L’ouvrage s’intéresse aussi à l’action de l’ESS dans la formation et la gouvernance territoriales. Dans le cas du Pays basque (chap 3), le tiers-secteur tel que défini par Laville (2000), dans lequel les organisations fournissent des biens et des services sans maximiser leurs profits, permet d’analyser le rôle de l’ESS dans l’émergence de la gouvernance des réseaux entre pays transfrontaliers, pour identifier les facteurs formels et informels influençant la formation et la structuration des territoires.
Citons également le chapitre 4, qui met en exergue le rôle de l’ESS dans la constitution des « farmers markets », ou circuits courts de proximité, pour recréer un lien entre producteurs et consommateurs. L’ouvrage apporte enfin des éclairages sur le potentiel de l’ESS dans les innovations sociales et la dynamique des acteurs publics. Ainsi, le chapitre 8 souligne les nouvelles formes d’innovations sociales au niveau des territoires au Portugal, ou comment transformer un problème social en opportunité pour créer une valeur économique et sociale. Enfin, l’innovation sociale devient une source de régénérescence des clusters d’activités pour un développement territorial durable (chap. 11).

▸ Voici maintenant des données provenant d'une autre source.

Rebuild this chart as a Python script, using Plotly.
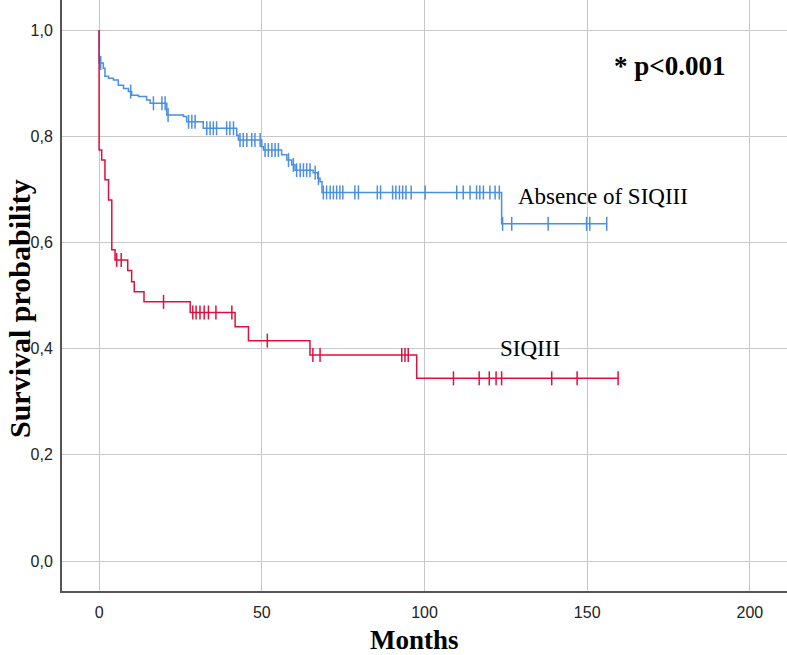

Cet ouvrage apporte des arguments concrets à l’idée souvent assénée d’une ESS naturellement ancrée territorialement. D’une part, il explicite la façon dont l’ESS participe à la spécificité des ressources territoriales, et en conséquence à la construction des territoires. D’autre part, il investit le processus de coconstruction, qui n’est pas vertueux per se mais dépendant d’une combinaison d’acteurs et de facteurs locaux (économiques, sociaux et environnementaux). Enfin, il aborde la contribution des politiques publiques aux réseaux localisés et la structuration de la gouvernance territoriale. Le choix d’une analyse comparative permet ainsi de révéler la richesse des liens noués entre l’ESS et les territoires, d’examiner les différentes échelles d’action qui s’enchevêtrent et d’aborder l’action publique à la fois sous l’angle des politiques publiques dans la gouvernance territoriale et via la dimension territoriale des mouvements sociaux. Ainsi l’ESS apparaît-elle, à travers cette grande diversité, comme une forme d’organisation alternative et innovante pour faire face aux crises économiques et réduire les inégalités sociales et territoriales. L’ouvrage se conclut sur les pistes de recherche à poursuivre. Espérons que cette invitation à renforcer les travaux de recherche conceptuels comme appliqués soit entendue.